Data entries –
☆ ☆ ☆
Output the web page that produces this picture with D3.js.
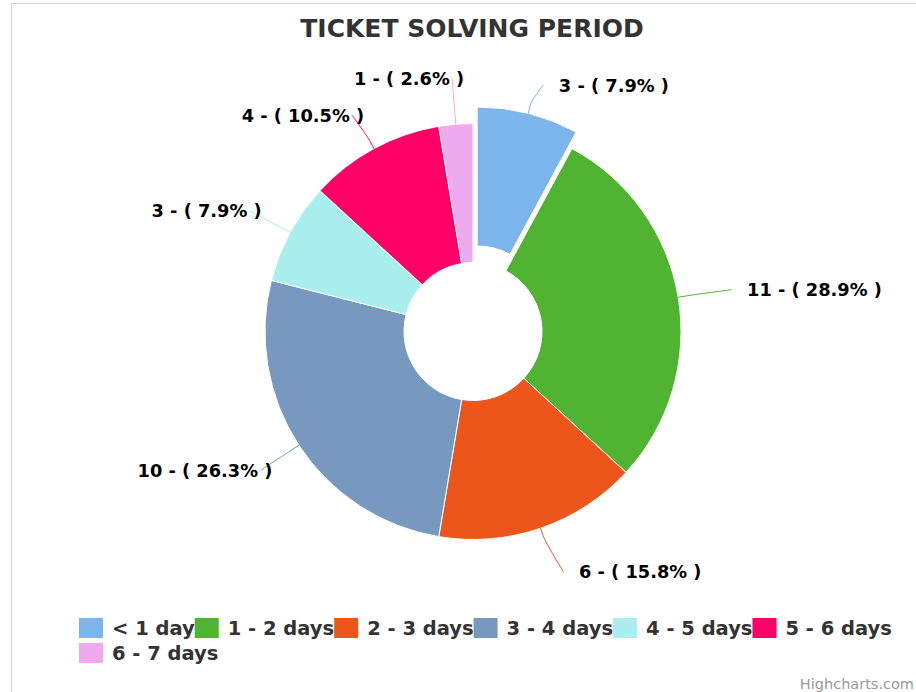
<!DOCTYPE html>
<html>
<head>
<meta charset="utf-8">
<script src="https://cdn.jsdelivr.net/npm/d3@7/dist/d3.min.js"></script>
<style>
  body { margin: 0; background: #fff; }
  text { font-family: "DejaVu Sans", sans-serif; }
</style>
</head>
<body>
<div id="chart"></div>
<script>
// ticket counts per solving period
var categories = ["< 1 day", "1 - 2 days", "2 - 3 days", "3 - 4 days", "4 - 5 days", "5 - 6 days", "6 - 7 days"];
var counts = [3, 11, 6, 10, 3, 4, 1];
var colors = ["#7cb5ec", "#50b432", "#ed561b", "#7798bf", "#aaeeee", "#ff0066", "#eeaaee"];
var sliced = ["< 1 day"];

var W = 916, H = 692;
var cx = 473, cy = 331.5, R = 208, r0 = 69;
var slicedOffset = 17, labelDist = 46, breakDist = 8, minGap = 37;

var svg = d3.select("#chart").append("svg")
    .attr("width", W)
    .attr("height", H);

// container border (right/bottom run off the page)
svg.append("rect")
    .attr("x", 11.5).attr("y", 3.5)
    .attr("width", 930).attr("height", 710)
    .attr("fill", "#fff")
    .attr("stroke", "#d4d4d4");

svg.append("text")
    .text("TICKET SOLVING PERIOD")
    .attr("x", 472).attr("y", 37)
    .attr("text-anchor", "middle")
    .style("font-size", "25px")
    .style("font-weight", "bold")
    .attr("fill", "#333");

var total = d3.sum(counts);
var pie = d3.pie().sort(null).value(function(d){ return d; });
var arcs = pie(counts);
var arc = d3.arc().innerRadius(r0).outerRadius(R);

var g = svg.append("g").attr("transform", "translate(" + cx + "," + cy + ")");

arcs.forEach(function(a, i){
    var mid = (a.startAngle + a.endAngle) / 2;
    var off = sliced.indexOf(categories[i]) >= 0 ? slicedOffset : 0;
    a.i = i;
    a.mid = mid;
    a.s = Math.sin(mid);
    a.c = -Math.cos(mid);
    a.right = a.s >= 0;
    a.ox = a.s * off;
    a.oy = a.c * off;
    a.lx = a.s * (R + labelDist);
    a.ly = a.c * (R + labelDist);
});

// push overlapping labels down, each side separately
[true, false].forEach(function(side){
    var list = arcs.filter(function(a){ return a.right === side; })
        .sort(function(a, b){ return a.ly - b.ly; });
    for (var k = 1; k < list.length; k++) {
        if (list[k].ly < list[k - 1].ly + minGap) list[k].ly = list[k - 1].ly + minGap;
    }
});

g.selectAll("path.slice")
    .data(arcs)
    .enter().append("path")
    .attr("class", "slice")
    .attr("d", arc)
    .attr("transform", function(d){ return "translate(" + d.ox + "," + d.oy + ")"; })
    .attr("fill", function(d, i){ return colors[i]; })
    .attr("stroke", "#fff")
    .attr("stroke-width", 1);

// data labels with soft connectors
arcs.forEach(function(a, i){
    var tx = a.ox + a.s * R, ty = a.oy + a.c * R;
    var bx = a.ox + a.s * (R + breakDist), by = a.oy + a.c * (R + breakDist);
    var ex = a.right ? a.lx + 8 : a.lx, ly = a.ly;

    g.append("path")
        .attr("d", "M" + ex + "," + ly +
            " C" + ex + "," + ly + " " + (2 * bx - tx) + "," + (2 * by - ty) + " " + bx + "," + by +
            " L" + tx + "," + ty)
        .attr("fill", "none")
        .attr("stroke", colors[i])
        .attr("stroke-width", 1);

    var pct = (counts[i] / total * 100).toFixed(1);
    g.append("text")
        .text(counts[i] + " - ( " + pct + "% )")
        .attr("x", a.right ? a.lx + 23.5 : a.lx + 12)
        .attr("y", ly)
        .attr("dy", "0.36em")
        .attr("text-anchor", a.right ? "start" : "end")
        .style("font-size", "17.8px")
        .style("font-weight", "bold")
        .attr("fill", "#000");
});

// legend
var legend = svg.append("g");
var lx0 = 79, x = lx0, y = 618, rowH = 25;
categories.forEach(function(name, i){
    var item = legend.append("g");
    var t = item.append("text")
        .text(name)
        .attr("x", 33).attr("y", 17)
        .style("font-size", "19.5px")
        .style("font-weight", "bold")
        .attr("fill", "#333");
    var w = 33 + t.node().getComputedTextLength();
    if (x + w > 912 && x > lx0) { x = lx0; y += rowH; }
    item.insert("rect", "text")
        .attr("width", 24).attr("height", 20)
        .attr("fill", colors[i]);
    item.attr("transform", "translate(" + x + "," + y + ")");
    x += w;
});

svg.append("text")
    .text("Highcharts.com")
    .attr("x", 914).attr("y", 689)
    .attr("text-anchor", "end")
    .style("font-size", "14.5px")
    .attr("fill", "#999");
</script>
</body>
</html>
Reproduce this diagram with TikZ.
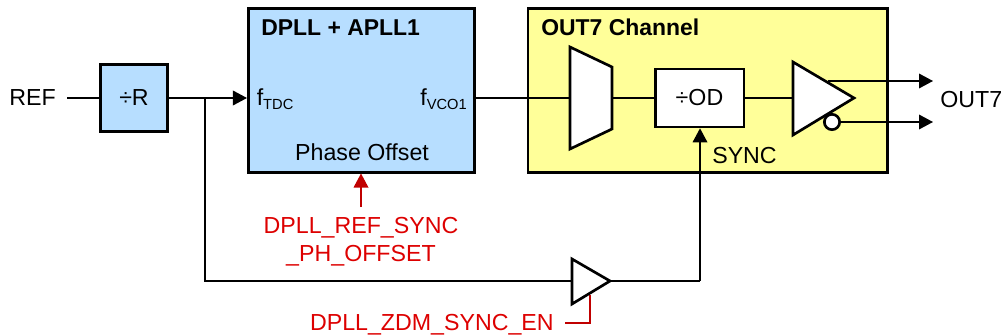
\documentclass[tikz,border=0pt]{standalone}
\usepackage{fontspec}
\setmainfont{Liberation Sans}
\usetikzlibrary{arrows.meta}
\definecolor{pllblue}{HTML}{B7DEFF}
\definecolor{chanyellow}{HTML}{FFFF99}
\definecolor{ctrlred}{HTML}{C00000}
\definecolor{ctrltext}{HTML}{DD0000}
\newcommand{\fsub}[1]{f\raisebox{-3pt}{\fontsize{11}{13}\selectfont #1}}
\tikzset{
  block/.style={draw,line width=2pt,inner sep=0pt},
  lbl/.style={font=\fontsize{17.4}{20}\selectfont,inner sep=0pt},
  ttl/.style={lbl,font=\fontsize{17.2}{20}\selectfont\bfseries},
  ctrl/.style={lbl,text=ctrltext},
  gate/.style={draw,line width=2pt,line join=miter,fill=white},
  wire/.style={line width=1pt},
  ctrlwire/.style={line width=1pt,draw=ctrlred}
}
\begin{document}
\begin{tikzpicture}[x=0.75pt,y=-0.75pt,>={Triangle[length=10.5pt,width=11pt]}]
  \useasboundingbox (0,0) rectangle (1002,335);

  % blocs
  \node[block,fill=pllblue,minimum width=50pt,minimum height=50pt] (divr) at (134,98) {};
  \node[lbl,anchor=base] (divrtxt) at (134,105) {÷R};
  \node[block,fill=pllblue,minimum width=169.5pt,minimum height=122.5pt] (pll) at (361.3,90.5) {};
  \node[block,fill=chanyellow,minimum width=269.5pt,minimum height=122.5pt] (chan) at (707.8,90.5) {};
  \node[ttl,anchor=base west] (plltitle) at (261,36) {DPLL + APLL1};
  \node[ttl,anchor=base west] (chantitle) at (541,36) {OUT7 Channel};
  \node[lbl,anchor=base west] (ftdc) at (256.5,105) {\fsub{TDC}};
  \node[lbl,anchor=base east] (fvco) at (467,105) {\fsub{VCO1}};
  \node[lbl,anchor=base] (phase) at (362,160) {Phase Offset};
  \node[lbl,anchor=base east] (ref) at (56,105.5) {REF};
  \node[lbl,anchor=base west] (outlbl) at (940,107.5) {OUT7};
  \node[lbl,anchor=base west] (sync) at (712,163.5) {SYNC};

  % points de raccord
  \coordinate (refend) at (67,98);
  \coordinate (branch) at (205,98);
  \coordinate (corner) at (205,281);
  \coordinate (muxin) at (570,98);
  \coordinate (muxout) at (612,98);
  \coordinate (bufin) at (793,98);
  \coordinate (smallin) at (572,281);
  \coordinate (smallout) at (610,281);
  \coordinate (syncup) at (700,281);
  \coordinate (outp) at (933,81);
  \coordinate (outpst) at (828,81);
  \coordinate (outn) at (933,122);
  \coordinate (phin) at (361,207);
  \coordinate (enst) at (565,323);
  \coordinate (enbend) at (590,323);
  \coordinate (enend) at (590,295);

  % liaisons
  \draw[wire] (refend) -- (divr.west);
  \draw[wire,->] (divr.east) -- (pll.west |- divr);
  \draw[wire] (branch) -- (corner) -- (smallin);
  \draw[wire] (pll.east |- muxin) -- (muxin);
  \draw[ctrlwire] (enst) -- (enbend) -- (enend);
  \draw[ctrlwire,->,ctrlred] (phin) -- (pll.south -| phin);

  % mux, diviseur, tampons
  \draw[gate] (570,47) -- (612,67) -- (612,129) -- (570,149) -- cycle;
  \node[block,fill=white,minimum width=66.5pt,minimum height=43.5pt] (divod) at (699.5,98) {};
  \node[lbl,anchor=base] (divodtxt) at (699.5,105) {÷OD};
  \draw[wire] (muxout) -- (divod.west);
  \draw[wire] (divod.east) -- (bufin);
  \draw[wire,->] (outpst) -- (outp);
  \draw[gate] (793,62) -- (854,98) -- (793,135) -- cycle;
  \node[draw,fill=white,circle,line width=2pt,minimum size=11.5pt,inner sep=0pt] (bubble) at (832,122) {};
  \draw[wire,->] (bubble) -- (outn);
  \draw[gate] (572,259) -- (610,281) -- (572,304) -- cycle;
  \draw[wire] (smallout) -- (syncup);
  \draw[wire,->] (syncup) -- (divod.south -| syncup);

  % textes rouges
  \node[ctrl,anchor=base] (refsync) at (361,233) {DPLL\_REF\_SYNC};
  \node[ctrl,anchor=base] (phoffset) at (361,261) {\_PH\_OFFSET};
  \node[ctrl,anchor=base east] (zdm) at (554,330) {DPLL\_ZDM\_SYNC\_EN};
\end{tikzpicture}
\end{document}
☆ ☆ ☆
WORK INSTRUCTIONS – From the entries above, copy every line that holds the word "with".

SOLUTION –
Output the web page that produces this picture with D3.js.
// data labels with soft connectors
Reproduce this diagram with TikZ.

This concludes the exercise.